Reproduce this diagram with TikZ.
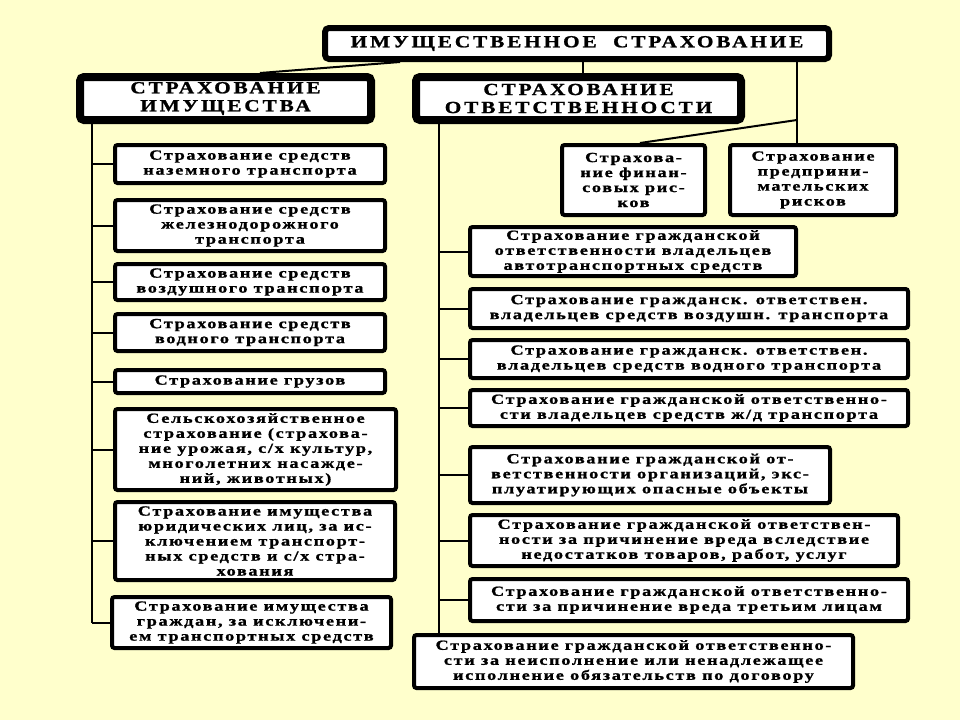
\documentclass[tikz,border=0pt]{standalone}
\usepackage{fontspec}
\newfontfamily\smallf[LetterSpace=12,FakeStretch=1.3,FakeBold=1.2]{Liberation Serif}
\newfontfamily\headf[LetterSpace=17,FakeStretch=1.25,FakeBold=1.2]{Liberation Serif}
\definecolor{bg}{RGB}{255,255,204}
\tikzset{
  bx/.style={draw=black, fill=white, line width=4pt, rounded corners=2.5pt, inner sep=0pt, align=center,
    font=\smallf\bfseries\fontsize{14}{15}\selectfont},
  hd/.style={draw=black, fill=white, line width=8pt, rounded corners=4pt, inner sep=0pt, align=center,
    font=\headf\bfseries\fontsize{17}{18}\selectfont},
  tp/.style={hd, line width=6pt},
  ln/.style={draw=black, line width=2pt}
}
\begin{document}
\begin{tikzpicture}[x=1pt,y=-1pt]
\path[fill=bg] (0,0) rectangle (960,720);
\useasboundingbox (0,0) rectangle (960,720);
% headings
\node[tp, minimum width=504pt, minimum height=31pt] (top) at (577,43.5) {ИМУЩЕСТВЕННОЕ\ \ СТРАХОВАНИЕ};
\node[hd, minimum width=291pt, minimum height=43pt] (S1) at (225.5,98.5) {СТРАХОВАНИЕ\\ИМУЩЕСТВА};
\node[hd, minimum width=325pt, minimum height=43pt] (S2) at (578.5,98.5) {СТРАХОВАНИЕ\\ОТВЕТСТВЕННОСТИ};
% left column
\node[bx, minimum width=270pt, minimum height=38pt] (L1) at (250,164) {Страхование средств\\наземного транспорта};
\node[bx, minimum width=270pt, minimum height=51pt] (L2) at (250,225.5) {Страхование средств\\железнодорожного\\транспорта};
\node[bx, minimum width=270pt, minimum height=36pt] (L3) at (250,282) {Страхование средств\\воздушного транспорта};
\node[bx, minimum width=270pt, minimum height=37pt] (L4) at (250,332.5) {Страхование средств\\водного транспорта};
\node[bx, minimum width=270pt, minimum height=23pt] (L5) at (250,381.5) {Страхование грузов};
\node[bx, minimum width=281pt, minimum height=81pt] (L6) at (255.5,449.5) {Сельскохозяйственное\\страхование (страхова-\\ние урожая, с/х культур,\\многолетних насажде-\\ний, животных)};
\node[bx, minimum width=280pt, minimum height=78pt] (L7) at (255,541) {Страхование имущества\\юридических лиц, за ис-\\ключением транспорт-\\ных средств и с/х стра-\\хования};
\node[bx, minimum width=279pt, minimum height=51pt] (L8) at (251.5,622.5) {Страхование имущества\\граждан, за исключени-\\ем транспортных средств};
% right column
\node[bx, minimum width=143pt, minimum height=70pt] (F) at (633.5,180) {Страхова-\\ние финан-\\совых рис-\\ков};
\node[bx, minimum width=166pt, minimum height=70pt] (P) at (813,180) {Страхование\\предприни-\\мательских\\рисков};
\node[bx, minimum width=326pt, minimum height=49pt] (R1) at (633,251.5) {Страхование гражданской\\ответственности владельцев\\автотранспортных средств};
\node[bx, minimum width=438pt, minimum height=39pt] (R2) at (689,308.5) {Страхование гражданск. ответствен.\\владельцев средств воздушн. транспорта};
\node[bx, minimum width=438pt, minimum height=38pt] (R3) at (689,359) {Страхование гражданск. ответствен.\\владельцев средств водного транспорта};
\node[bx, minimum width=438pt, minimum height=36pt] (R4) at (689,408) {Страхование гражданской ответственно-\\сти владельцев средств ж/д транспорта};
\node[bx, minimum width=360pt, minimum height=56pt] (R5) at (650,475) {Страхование гражданской от-\\ветственности организаций, экс-\\плуатирующих опасные объекты};
\node[bx, minimum width=428pt, minimum height=51pt] (R6) at (684,540.5) {Страхование гражданской ответствен-\\ности за причинение вреда вследствие\\недостатков товаров, работ, услуг};
\node[bx, minimum width=438pt, minimum height=42pt] (R7) at (689,600) {Страхование гражданской ответственно-\\сти за причинение вреда третьим лицам};
\node[bx, minimum width=439pt, minimum height=53pt] (R8) at (633.5,661.5) {Страхование гражданской ответственно-\\сти за неисполнение или ненадлежащее\\исполнение обязательств по договору};
% connectors from top
\draw[ln] (top.south -| 400,0) -- (S1.north -| 260,0);
\draw[ln] (top.south -| 583,0) -- (S2.north -| 583,0);
\draw[ln] (top.south -| 797,0) -- (P.north -| 797,0);
\coordinate (fk) at (797,120);
\draw[ln] (fk) -- (F.north -| 640,0);
% left trunk
\draw[ln] (S1.south -| 92,0) -- (L8.west -| 92,0);
\foreach \n in {L1,L2,L3,L4,L5,L6,L7,L8} {\draw[ln] (\n.west -| 92,0) -- (\n.west);}
% right trunk
\draw[ln] (S2.south -| 439,0) -- (R8.north -| 439,0);
\foreach \n in {R1,R2,R3,R4,R5,R6,R7} {\draw[ln] (\n.west -| 439,0) -- (\n.west);}
\end{tikzpicture}
\end{document}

> **The exercise**
Take the listing above and restate it word for word, without its pictures.

> **Exercise output**
Reproduce this diagram with TikZ.
\documentclass[tikz,border=0pt]{standalone}
\usepackage{fontspec}
\newfontfamily\smallf[LetterSpace=12,FakeStretch=1.3,FakeBold=1.2]{Liberation Serif}
\newfontfamily\headf[LetterSpace=17,FakeStretch=1.25,FakeBold=1.2]{Liberation Serif}
\definecolor{bg}{RGB}{255,255,204}
\tikzset{
  bx/.style={draw=black, fill=white, line width=4pt, rounded corners=2.5pt, inner sep=0pt, align=center,
    font=\smallf\bfseries\fontsize{14}{15}\selectfont},
  hd/.style={draw=black, fill=white, line width=8pt, rounded corners=4pt, inner sep=0pt, align=center,
    font=\headf\bfseries\fontsize{17}{18}\selectfont},
  tp/.style={hd, line width=6pt},
  ln/.style={draw=black, line width=2pt}
}
\begin{document}
\begin{tikzpicture}[x=1pt,y=-1pt]
\path[fill=bg] (0,0) rectangle (960,720);
\useasboundingbox (0,0) rectangle (960,720);
% headings
\node[tp, minimum width=504pt, minimum height=31pt] (top) at (577,43.5) {ИМУЩЕСТВЕННОЕ\ \ СТРАХОВАНИЕ};
\node[hd, minimum width=291pt, minimum height=43pt] (S1) at (225.5,98.5) {СТРАХОВАНИЕ\\ИМУЩЕСТВА};
\node[hd, minimum width=325pt, minimum height=43pt] (S2) at (578.5,98.5) {СТРАХОВАНИЕ\\ОТВЕТСТВЕННОСТИ};
% left column
\node[bx, minimum width=270pt, minimum height=38pt] (L1) at (250,164) {Страхование средств\\наземного транспорта};
\node[bx, minimum width=270pt, minimum height=51pt] (L2) at (250,225.5) {Страхование средств\\железнодорожного\\транспорта};
\node[bx, minimum width=270pt, minimum height=36pt] (L3) at (250,282) {Страхование средств\\воздушного транспорта};
\node[bx, minimum width=270pt, minimum height=37pt] (L4) at (250,332.5) {Страхование средств\\водного транспорта};
\node[bx, minimum width=270pt, minimum height=23pt] (L5) at (250,381.5) {Страхование грузов};
\node[bx, minimum width=281pt, minimum height=81pt] (L6) at (255.5,449.5) {Сельскохозяйственное\\страхование (страхова-\\ние урожая, с/х культур,\\многолетних насажде-\\ний, животных)};
\node[bx, minimum width=280pt, minimum height=78pt] (L7) at (255,541) {Страхование имущества\\юридических лиц, за ис-\\ключением транспорт-\\ных средств и с/х стра-\\хования};
\node[bx, minimum width=279pt, minimum height=51pt] (L8) at (251.5,622.5) {Страхование имущества\\граждан, за исключени-\\ем транспортных средств};
% right column
\node[bx, minimum width=143pt, minimum height=70pt] (F) at (633.5,180) {Страхова-\\ние финан-\\совых рис-\\ков};
\node[bx, minimum width=166pt, minimum height=70pt] (P) at (813,180) {Страхование\\предприни-\\мательских\\рисков};
\node[bx, minimum width=326pt, minimum height=49pt] (R1) at (633,251.5) {Страхование гражданской\\ответственности владельцев\\автотранспортных средств};
\node[bx, minimum width=438pt, minimum height=39pt] (R2) at (689,308.5) {Страхование гражданск. ответствен.\\владельцев средств воздушн. транспорта};
\node[bx, minimum width=438pt, minimum height=38pt] (R3) at (689,359) {Страхование гражданск. ответствен.\\владельцев средств водного транспорта};
\node[bx, minimum width=438pt, minimum height=36pt] (R4) at (689,408) {Страхование гражданской ответственно-\\сти владельцев средств ж/д транспорта};
\node[bx, minimum width=360pt, minimum height=56pt] (R5) at (650,475) {Страхование гражданской от-\\ветственности организаций, экс-\\плуатирующих опасные объекты};
\node[bx, minimum width=428pt, minimum height=51pt] (R6) at (684,540.5) {Страхование гражданской ответствен-\\ности за причинение вреда вследствие\\недостатков товаров, работ, услуг};
\node[bx, minimum width=438pt, minimum height=42pt] (R7) at (689,600) {Страхование гражданской ответственно-\\сти за причинение вреда третьим лицам};
\node[bx, minimum width=439pt, minimum height=53pt] (R8) at (633.5,661.5) {Страхование гражданской ответственно-\\сти за неисполнение или ненадлежащее\\исполнение обязательств по договору};
% connectors from top
\draw[ln] (top.south -| 400,0) -- (S1.north -| 260,0);
\draw[ln] (top.south -| 583,0) -- (S2.north -| 583,0);
\draw[ln] (top.south -| 797,0) -- (P.north -| 797,0);
\coordinate (fk) at (797,120);
\draw[ln] (fk) -- (F.north -| 640,0);
% left trunk
\draw[ln] (S1.south -| 92,0) -- (L8.west -| 92,0);
\foreach \n in {L1,L2,L3,L4,L5,L6,L7,L8} {\draw[ln] (\n.west -| 92,0) -- (\n.west);}
% right trunk
\draw[ln] (S2.south -| 439,0) -- (R8.north -| 439,0);
\foreach \n in {R1,R2,R3,R4,R5,R6,R7} {\draw[ln] (\n.west -| 439,0) -- (\n.west);}
\end{tikzpicture}
\end{document}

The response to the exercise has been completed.